I had a ‘spirited discussion’ recently with a friend who also studies bagua. He’s being trained by his shifu in what I suppose we may call the “traditional IMA” manner: keep practising your techniques, and the ability to apply the art in a fight will develop naturally.
I know and respect his shifu, who’s very widely known, and highly regarded – but I still can’t bring myself to believe this, not any more. I feel a bit conflicted, actually, precisely because this teacher is so well known, and I know that he can fight very effectively – and yet I know for a fact that many of his disciples can’t. At all.

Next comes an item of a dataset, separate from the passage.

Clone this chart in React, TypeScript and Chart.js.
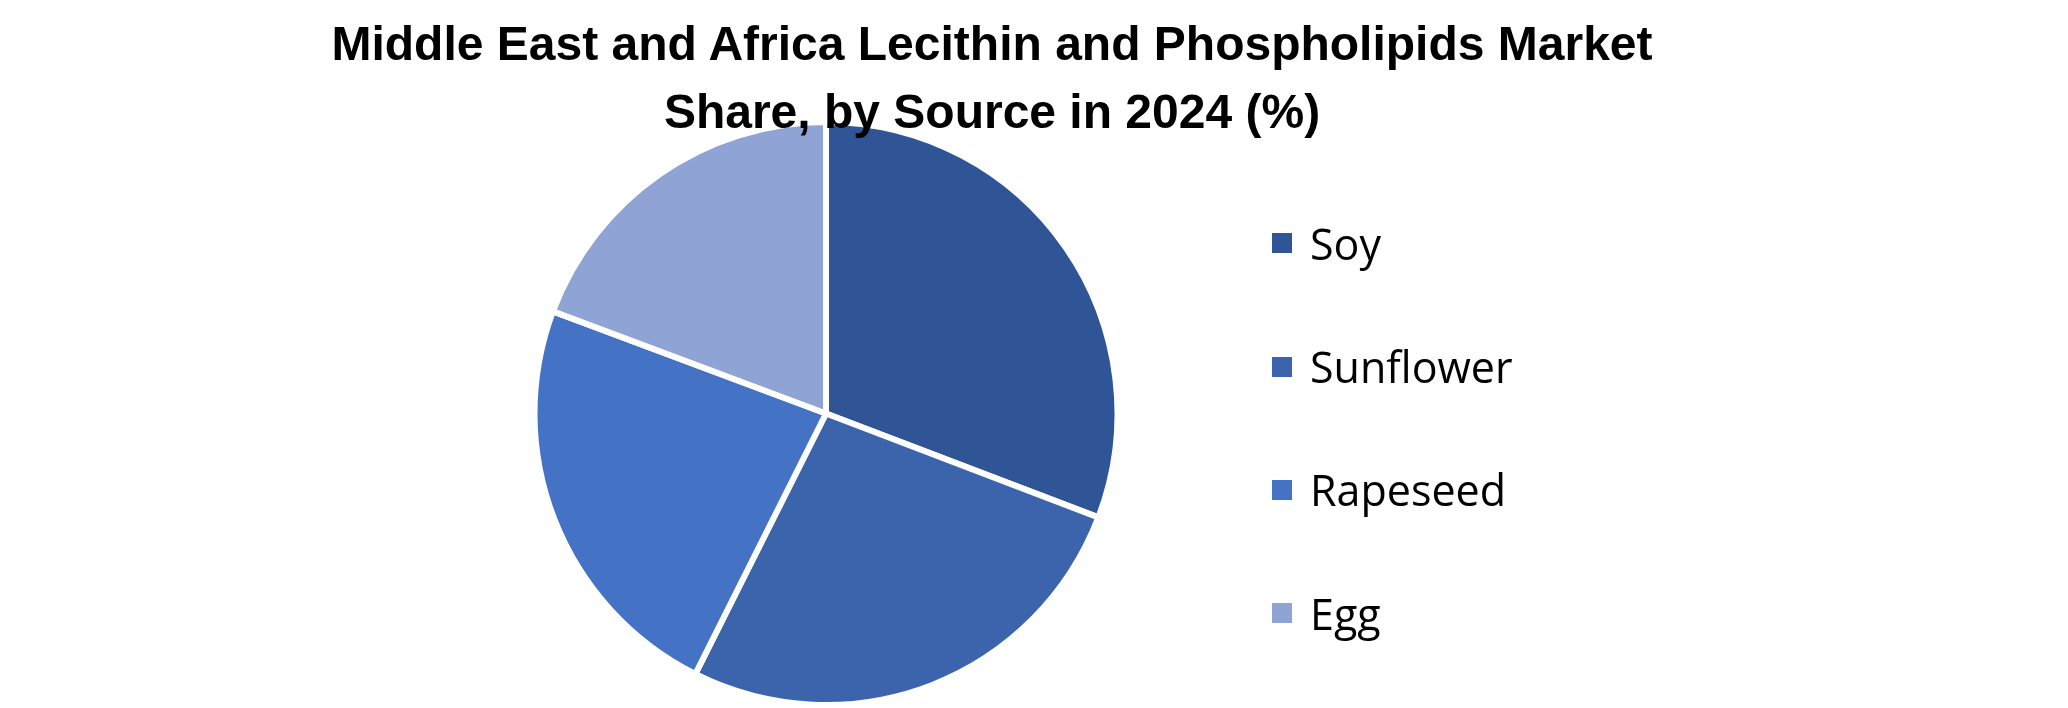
import { useEffect, useRef } from "react"
import { Chart, registerables } from "chart.js"

Chart.register(...registerables)

const titleLines = ["Middle East and Africa Lecithin and Phospholipids Market", "Share, by Source in 2024 (%)"]
const sources = ["Soy", "Sunflower", "Rapeseed", "Egg"]
const shares = [30.8, 26.6, 23.3, 19.3]
const sliceColors = ["#2F5597", "#3C64AC", "#4472C4", "#8FA4D4"]

export default function App() {
  const chartRef = useRef<HTMLCanvasElement>(null)
  const chartInstance = useRef<Chart | null>(null)

  useEffect(() => {
    document.body.style.margin = "0"
    if (chartRef.current) {
      const ctx = chartRef.current.getContext("2d")

      if (ctx) {
        if (chartInstance.current) {
          chartInstance.current.destroy()
        }

        chartInstance.current = new Chart(ctx, {
          type: "pie",
          data: {
            labels: sources,
            datasets: [
              {
                data: shares,
                backgroundColor: sliceColors,
                borderColor: "#ffffff",
                borderWidth: 6,
                radius: 291.5,
                clip: false,
              },
            ],
          },
          options: {
            responsive: false,
            animation: false,
            layout: {
              padding: { left: 0, right: 416, top: 119, bottom: 0 },
            },
            plugins: {
              legend: { display: false },
              title: { display: false },
              tooltip: { enabled: false },
            },
          },
        })
      }
    }

    return () => {
      if (chartInstance.current) {
        chartInstance.current.destroy()
        chartInstance.current = null
      }
    }
  }, [])

  return (
    <div style={{ position: "relative", width: "2068px", height: "708px", background: "#ffffff", overflow: "hidden" }}>
      <canvas ref={chartRef} width={2068} height={708} style={{ position: "absolute", left: 0, top: 0 }}></canvas>
      <div
        style={{
          position: "absolute",
          left: 0,
          top: "10px",
          width: "1984px",
          textAlign: "center",
          fontFamily: '"Liberation Sans Narrow", "Liberation Sans", sans-serif',
          fontWeight: "bold",
          fontSize: "48px",
          lineHeight: "67.5px",
          color: "#000000",
          whiteSpace: "nowrap",
        }}
      >
        {titleLines.map((line) => (
          <div key={line}>{line}</div>
        ))}
      </div>
      <div style={{ position: "absolute", left: "1272px", top: "181.6px" }}>
        {sources.map((name, i) => (
          <div key={name} style={{ display: "flex", alignItems: "center", height: "123.3px" }}>
            <span style={{ display: "inline-block", width: "20px", height: "20px", background: sliceColors[i] }}></span>
            <span
              style={{
                marginLeft: "18px",
                fontFamily: '"Open Sans", sans-serif',
                fontSize: "43px",
                color: "#000000",
                whiteSpace: "nowrap",
              }}
            >
              {name}
            </span>
          </div>
        ))}
      </div>
    </div>
  )
}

This is why I’m training more and more in yiquan. I love bagua, and I respect my teachers deeply. I will keep training in it. However, I want to train in an IMA that will give me practical training, and so far the yiquan schools are the only ones to do that.

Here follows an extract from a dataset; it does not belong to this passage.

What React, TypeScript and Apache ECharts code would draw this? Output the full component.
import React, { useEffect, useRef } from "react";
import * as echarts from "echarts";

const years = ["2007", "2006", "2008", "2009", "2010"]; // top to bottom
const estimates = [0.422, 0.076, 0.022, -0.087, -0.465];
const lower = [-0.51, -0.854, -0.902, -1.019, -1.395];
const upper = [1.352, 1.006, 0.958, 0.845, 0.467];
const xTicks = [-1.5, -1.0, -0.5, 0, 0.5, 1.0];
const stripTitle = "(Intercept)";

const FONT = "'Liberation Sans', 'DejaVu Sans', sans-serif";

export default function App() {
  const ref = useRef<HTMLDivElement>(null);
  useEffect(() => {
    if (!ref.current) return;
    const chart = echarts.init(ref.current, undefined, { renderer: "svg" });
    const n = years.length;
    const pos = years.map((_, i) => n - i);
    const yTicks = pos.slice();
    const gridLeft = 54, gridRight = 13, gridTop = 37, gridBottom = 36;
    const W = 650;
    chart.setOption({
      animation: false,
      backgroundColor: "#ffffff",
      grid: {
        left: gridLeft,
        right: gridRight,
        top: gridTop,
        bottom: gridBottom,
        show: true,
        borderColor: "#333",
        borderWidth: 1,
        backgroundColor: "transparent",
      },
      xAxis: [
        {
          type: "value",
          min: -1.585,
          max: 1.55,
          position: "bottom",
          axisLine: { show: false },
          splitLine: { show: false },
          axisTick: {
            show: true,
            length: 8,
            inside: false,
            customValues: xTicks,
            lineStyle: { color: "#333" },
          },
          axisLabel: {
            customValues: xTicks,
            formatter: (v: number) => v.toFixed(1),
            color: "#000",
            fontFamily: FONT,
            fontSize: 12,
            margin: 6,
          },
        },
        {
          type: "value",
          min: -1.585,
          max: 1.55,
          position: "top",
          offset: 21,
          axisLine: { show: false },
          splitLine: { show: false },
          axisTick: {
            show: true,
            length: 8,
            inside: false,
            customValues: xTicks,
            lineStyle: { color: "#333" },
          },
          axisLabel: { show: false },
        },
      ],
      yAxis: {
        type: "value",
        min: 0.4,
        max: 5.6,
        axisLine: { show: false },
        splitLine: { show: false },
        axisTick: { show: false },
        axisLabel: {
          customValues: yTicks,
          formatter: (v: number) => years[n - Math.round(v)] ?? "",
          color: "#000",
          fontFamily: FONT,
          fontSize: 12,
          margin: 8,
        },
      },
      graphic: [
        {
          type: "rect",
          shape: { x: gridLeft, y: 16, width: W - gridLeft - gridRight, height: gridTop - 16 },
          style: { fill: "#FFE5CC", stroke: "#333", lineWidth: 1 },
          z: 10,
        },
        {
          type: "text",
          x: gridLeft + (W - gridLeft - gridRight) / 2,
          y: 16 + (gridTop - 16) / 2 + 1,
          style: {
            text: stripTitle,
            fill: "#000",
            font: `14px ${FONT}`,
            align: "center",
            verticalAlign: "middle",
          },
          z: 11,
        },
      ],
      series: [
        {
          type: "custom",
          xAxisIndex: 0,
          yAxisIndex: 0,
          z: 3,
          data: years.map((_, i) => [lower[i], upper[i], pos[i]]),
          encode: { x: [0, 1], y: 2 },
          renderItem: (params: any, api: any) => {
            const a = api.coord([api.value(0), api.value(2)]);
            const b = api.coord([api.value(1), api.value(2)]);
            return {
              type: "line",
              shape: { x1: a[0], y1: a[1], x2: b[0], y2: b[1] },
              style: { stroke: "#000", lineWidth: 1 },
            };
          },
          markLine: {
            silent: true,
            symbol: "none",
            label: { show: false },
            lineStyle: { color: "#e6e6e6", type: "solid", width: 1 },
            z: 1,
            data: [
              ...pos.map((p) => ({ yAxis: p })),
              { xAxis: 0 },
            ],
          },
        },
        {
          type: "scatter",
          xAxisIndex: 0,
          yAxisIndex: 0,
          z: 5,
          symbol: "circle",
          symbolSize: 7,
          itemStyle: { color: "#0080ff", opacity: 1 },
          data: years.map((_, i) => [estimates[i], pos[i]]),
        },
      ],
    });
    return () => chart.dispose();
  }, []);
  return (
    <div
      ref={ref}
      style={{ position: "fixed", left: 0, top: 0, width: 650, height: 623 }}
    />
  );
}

Like I say, I’ve felt a bit guilty about this – but well, what else to do? Anyway, I’ve just read this article on Formosa Neijia about why he’s training in
Brazilian Ju-Jitsu Judo – and I think he’s completely right. I wrote some time ago, I think, about an episode that happened just after I arrived in Beijing – I saw two men dragging a woman into a deserted side-street late at night and start beating her up. I felt I had to intervene. It ended well – but if it had turned nasty, I’m not confident that that all of my training in forms would have been of any practical use whatsoever. that was a turning point for me. I’m sorry if I’m being disrespectful, or non-traditional, but now my requirement is: show me that it works, and show me how to use it.